Zemeckis Ready for Another Mo-Cap Christmas with 'The Nutcracker'
Though his latest motion capture animated adaptation of "A Christmas Carol" has just been released in theaters, director Robert Zemeckis is already looking to the future with another beloved Christmas tale. This time he plans a motion-capture version of "The Nutcracker," avoiding an attempt at adapting the ballet by Tchaikovsky and going directly for the original story (actually titled "The Nutcracker and the Mouse King").
The story, for those few who don't know of it, involves a toy nutcracker coming to life and taking a young girl named Marie on an adventure in which he battles the evil and totalitarian Mouse King.
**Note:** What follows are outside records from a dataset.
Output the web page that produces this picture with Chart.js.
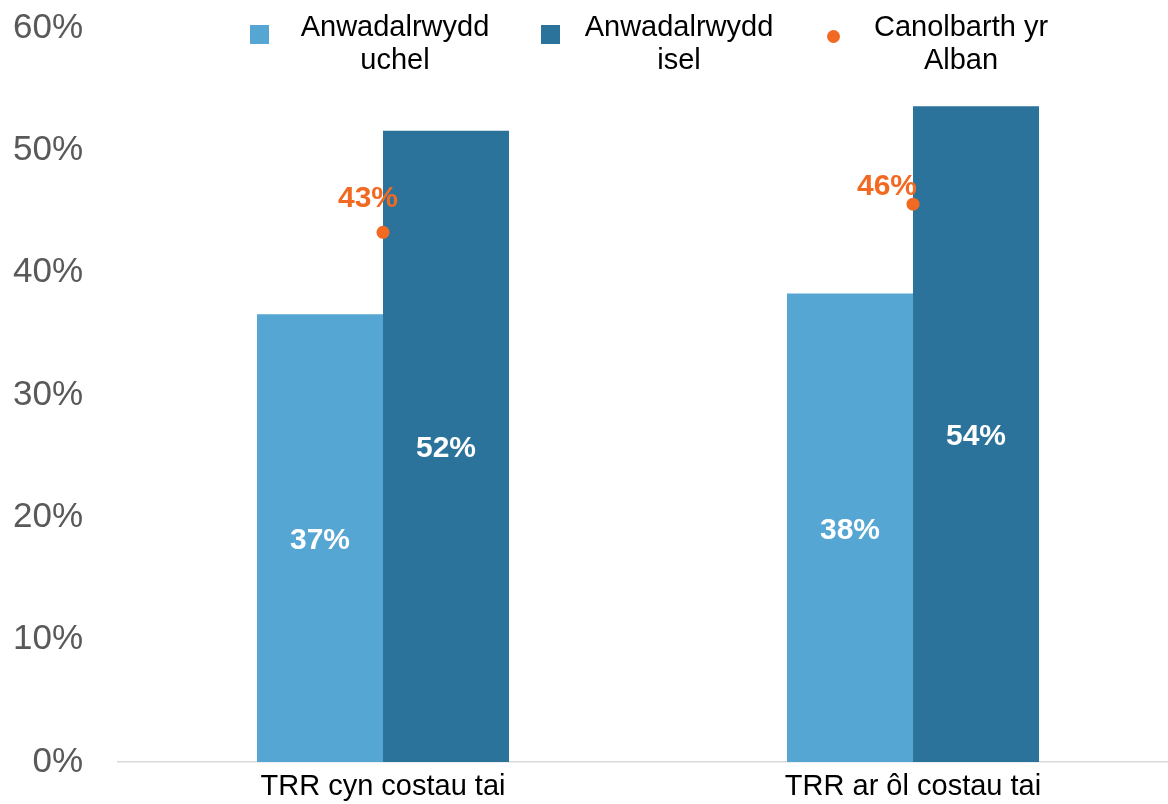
<!DOCTYPE html>
<html>
<head>
<meta charset="utf-8">
<script src="https://cdn.jsdelivr.net/npm/chart.js@4/dist/chart.umd.min.js"></script>
<style>
  html, body { margin: 0; padding: 0; background: #fff; overflow: hidden; }
  #wrap { position: relative; width: 1178px; height: 804px; }
  #chart { display: block; }
  .leg-mark { position: absolute; }
  .leg-text {
    position: absolute; width: 210px; text-align: center;
    font: 29px "Liberation Sans", Arial, sans-serif; line-height: 33px; color: #000;
  }
</style>
</head>
<body>
<div id="wrap">
  <canvas id="chart" width="1178" height="804"></canvas>
  <div id="legend"></div>
</div>
<script>
// data
const categories = ['TRR cyn costau tai', 'TRR ar ôl costau tai'];
const seriesNames = ['Anwadalrwydd uchel', 'Anwadalrwydd isel', 'Canolbarth yr Alban'];
const highVolatility = [36.6, 38.3];
const lowVolatility = [51.6, 53.6];
const scotlandMedian = [43.3, 45.6];

// colours
const LIGHT = '#56A6D4';
const DARK = '#2C739C';
const ORANGE = '#F26A21';
const FONT = '"Liberation Sans", Arial, sans-serif';

// orange labels were placed by hand in the original, offset from the point
const medianLabelOffsets = [[-15, -36], [-26, -20]];

// legend (html so the names can wrap onto two lines)
const legendItems = [
  { mark: 'square', color: LIGHT, markX: 250, markY: 25, textX: 395 },
  { mark: 'square', color: DARK, markX: 541, markY: 25, textX: 679 },
  { mark: 'circle', color: ORANGE, markX: 827, markY: 30, textX: 961 }
];
const legendEl = document.getElementById('legend');
legendItems.forEach((it, i) => {
  const m = document.createElement('div');
  m.className = 'leg-mark';
  const size = it.mark === 'circle' ? 13 : 19;
  m.style.cssText = `left:${it.markX}px;top:${it.markY}px;width:${size}px;height:${size}px;background:${it.color};` +
    (it.mark === 'circle' ? 'border-radius:50%;' : '');
  legendEl.appendChild(m);
  const t = document.createElement('div');
  t.className = 'leg-text';
  t.style.left = (it.textX - 105) + 'px';
  t.style.top = '10px';
  t.textContent = seriesNames[i];
  legendEl.appendChild(t);
});

const valueLabels = {
  id: 'valueLabels',
  afterDatasetsDraw(chart) {
    const ctx = chart.ctx;
    ctx.save();
    ctx.font = 'bold 30px ' + FONT;
    ctx.textAlign = 'center';
    ctx.textBaseline = 'alphabetic';
    chart.data.datasets.forEach((ds, i) => {
      const meta = chart.getDatasetMeta(i);
      meta.data.forEach((el, j) => {
        const txt = Math.round(ds.data[j]) + '%';
        if (ds.type === 'line') {
          const off = medianLabelOffsets[j];
          ctx.fillStyle = ORANGE;
          ctx.fillText(txt, el.x + off[0], el.y + off[1] + 11);
        } else {
          ctx.fillStyle = '#fff';
          ctx.fillText(txt, el.x, (el.y + el.base) / 2 + 11);
        }
      });
    });
    ctx.restore();
  }
};

// keep the plot area where the original has it
function noPad(s) {
  s.paddingTop = 0; s.paddingBottom = 0; s.paddingLeft = 0; s.paddingRight = 0;
}

new Chart(document.getElementById('chart'), {
  data: {
    labels: categories,
    datasets: [
      {
        type: 'line',
        label: seriesNames[2],
        data: scotlandMedian,
        showLine: false,
        pointRadius: 6.5,
        pointHoverRadius: 6.5,
        pointBackgroundColor: ORANGE,
        pointBorderWidth: 0,
        order: 0
      },
      {
        type: 'bar',
        label: seriesNames[0],
        data: highVolatility,
        backgroundColor: LIGHT,
        categoryPercentage: 0.4755,
        barPercentage: 1,
        order: 1
      },
      {
        type: 'bar',
        label: seriesNames[1],
        data: lowVolatility,
        backgroundColor: DARK,
        categoryPercentage: 0.4755,
        barPercentage: 1,
        order: 1
      }
    ]
  },
  options: {
    responsive: false,
    animation: false,
    layout: { autoPadding: false, padding: { top: 28, left: 0, right: 0, bottom: 0 } },
    plugins: {
      legend: { display: false },
      tooltip: { enabled: false }
    },
    scales: {
      x: {
        grid: { display: false, drawTicks: false },
        border: { display: true, color: '#D9D9D9', width: 1.5 },
        ticks: { color: '#000', font: { family: FONT, size: 29 }, padding: 8, maxRotation: 0 },
        afterFit: s => { s.height = 42; noPad(s); }
      },
      y: {
        min: 0,
        max: 60,
        grid: { display: false, drawTicks: false },
        border: { display: false },
        ticks: {
          stepSize: 10,
          color: '#595959',
          padding: 35,
          font: { family: FONT, size: 35 },
          callback: v => v + '%'
        },
        afterFit: s => { s.width = 118; noPad(s); }
      }
    }
  },
  plugins: [valueLabels]
});
</script>
</body>
</html>
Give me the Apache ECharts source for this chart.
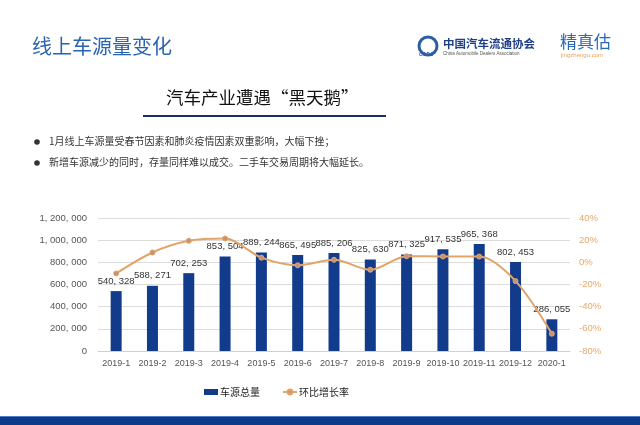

Slash Film says about the story:
"It’s a fantasy yarn which I read as a combination of moral fable and political satire and which drips with threat and dark malice. Already we’ve had at least three versions brought to the cinema - once in stop-motion, once in cel-animation, and just this year in live action"
Though I haven't yet seen Zemeckis' interpretation of "A Christmas Carol," this already sounds very interesting to me. The story has always fascinated me, but I didn't think any of the adaptations ever quite got it right, and with Zemeckis using his go-to technology (which I felt worked rather well in "Beowulf" and "The Polar Express"), this might be just what the story needs to be faithfully brought to the big screen.
While I'd be infinitely more interested in seeing Zemeckis return to the kind of things he did in the '80s (which he'll do to some degree with his upcoming "Roger Rabbit" sequel), it'll be good to see what his mo-cap technique can do with unique things like this and his planned remake of "Yellow Submarine."